Minorisé au sein du groupe de réflexion, le Dr Szafran suggère, pour sa part, d’abandonner la distinction entre psychothérapie et « counselling » et d’ouvrir la formation de thérapeute à tout diplômé d’une haute école ou d’une université, comme il le fait déjà au sein de l’Association européenne de psychothérapie, qui propose un postgraduat de quatre ans. Autre proposition: pour Martens, dans un souci de transparence, les personnes spécialisées en psychothérapie pourraient simplement être tenues de préciser leur formation de base. « Au psychologue psychothérapeute, le patient qui a besoin de médicaments préférera un psychiatre psychothérapeute, le seul habilité à en délivrer », renchérit Nady Van Broeck. Les autres clients pourront choisir, en fonction de leur sensibilité, entre un infirmier psychothérapeute, un philosophe psychothérapeute, etc.

Des suggestions pour éviter le corporatisme? Actuellement, en effet, seuls les médecins psychiatres disposent d’un code Inami. Les psychologues convoitent depuis longtemps cette possibilité de remboursement pour le patient. Même s’il est exclu, pour le moment, d’étendre le principe du remboursement, il est clair que les psychologues ont tout intérêt à limiter le titre de psychothérapeute à un club restreint, pour plaider plus facilement leur cause ensuite.

Ces arrière-pensées nourrissent-elles aussi le projet de réglementation relatif à la psychologie clinique? En effet, en septembre dernier, Magda Aelvoet a demandé à un groupe d’experts de plancher sur le sujet. Cela concerne les professionnels qui proposent un psychodiagnostic, des tests ou une aide psychologique dans un service hospitalier, dans un centre de santé mentale ou dans un cabinet privé. Un avant-projet de loi fait actuellement l’objet de consultations entre les ministres concernés.

« Voici quelques années, le titre de psychologue a été protégé, explique Nady Van Broeck. Mais cela n’oblige en rien le licencié en psychologie d’observer un minimum de déontologie. Ainsi, l’avant-projet propose la constitution d’un Conseil national de psychologie clinique. Il pourrait recevoir les plaintes de patients et remettre un avis au ministre qui aurait un droit de sanction. » Le problème? « Le risque existe que tout acte clinique, même le plus anodin, ne puisse plus être posé que par des médecins ou des psychologues formés à la clinique, affirme Martens. Ce serait un appauvrissement considérable du secteur. »

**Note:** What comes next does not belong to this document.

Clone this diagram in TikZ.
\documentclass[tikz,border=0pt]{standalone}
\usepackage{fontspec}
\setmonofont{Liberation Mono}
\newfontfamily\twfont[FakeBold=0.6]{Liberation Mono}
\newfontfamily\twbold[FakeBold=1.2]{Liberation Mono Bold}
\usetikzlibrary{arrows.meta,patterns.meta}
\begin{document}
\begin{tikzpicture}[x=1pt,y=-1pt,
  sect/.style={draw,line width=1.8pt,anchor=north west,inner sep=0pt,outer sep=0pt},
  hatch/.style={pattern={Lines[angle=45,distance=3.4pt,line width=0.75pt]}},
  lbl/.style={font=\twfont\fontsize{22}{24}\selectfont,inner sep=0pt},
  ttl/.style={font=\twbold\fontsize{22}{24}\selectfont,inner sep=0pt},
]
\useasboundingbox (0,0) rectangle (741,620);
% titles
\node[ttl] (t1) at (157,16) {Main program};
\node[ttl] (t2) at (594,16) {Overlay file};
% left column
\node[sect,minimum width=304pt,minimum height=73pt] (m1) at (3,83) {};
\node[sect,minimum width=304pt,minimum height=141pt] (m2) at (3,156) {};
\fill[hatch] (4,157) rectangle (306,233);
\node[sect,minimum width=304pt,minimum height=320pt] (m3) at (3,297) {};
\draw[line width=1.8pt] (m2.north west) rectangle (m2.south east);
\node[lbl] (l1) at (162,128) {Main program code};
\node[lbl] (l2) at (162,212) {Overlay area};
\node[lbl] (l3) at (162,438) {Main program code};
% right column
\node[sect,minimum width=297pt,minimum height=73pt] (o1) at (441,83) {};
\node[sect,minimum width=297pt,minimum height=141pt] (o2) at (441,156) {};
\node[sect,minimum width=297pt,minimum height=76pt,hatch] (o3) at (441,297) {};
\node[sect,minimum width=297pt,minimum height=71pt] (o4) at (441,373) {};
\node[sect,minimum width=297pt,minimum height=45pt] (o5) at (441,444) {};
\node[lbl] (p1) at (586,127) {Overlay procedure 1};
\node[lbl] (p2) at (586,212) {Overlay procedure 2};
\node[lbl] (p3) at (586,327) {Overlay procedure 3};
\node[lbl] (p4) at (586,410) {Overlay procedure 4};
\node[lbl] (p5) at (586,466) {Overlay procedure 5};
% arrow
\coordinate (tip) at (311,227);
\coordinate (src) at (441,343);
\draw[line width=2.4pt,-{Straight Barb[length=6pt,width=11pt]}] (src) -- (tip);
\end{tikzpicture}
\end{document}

Nady Van Broeck, qui est aussi professeur en psychologie clinique à l’UCL, le reconnaît: « Mais quand j’explique à mes étudiants comment poser un bon psychodiagnostic, il ne faut pas oublier qu’à l’heure actuelle je suis déjà dans l’illégalité. » En 1967, en effet, la législation sur l’art de guérir a réservé toute forme de diagnostic ou de traitement aux médecins. A l’époque, les psychologues, qui, historiquement, étaient issus de la faculté de philosophie et non de celle de médecine, avaient refusé de faire partie des professions paramédicales. Depuis, la psychologie clinique s’est développée hors la loi. Et la remettre dans le chemin du droit est décidément une gageure.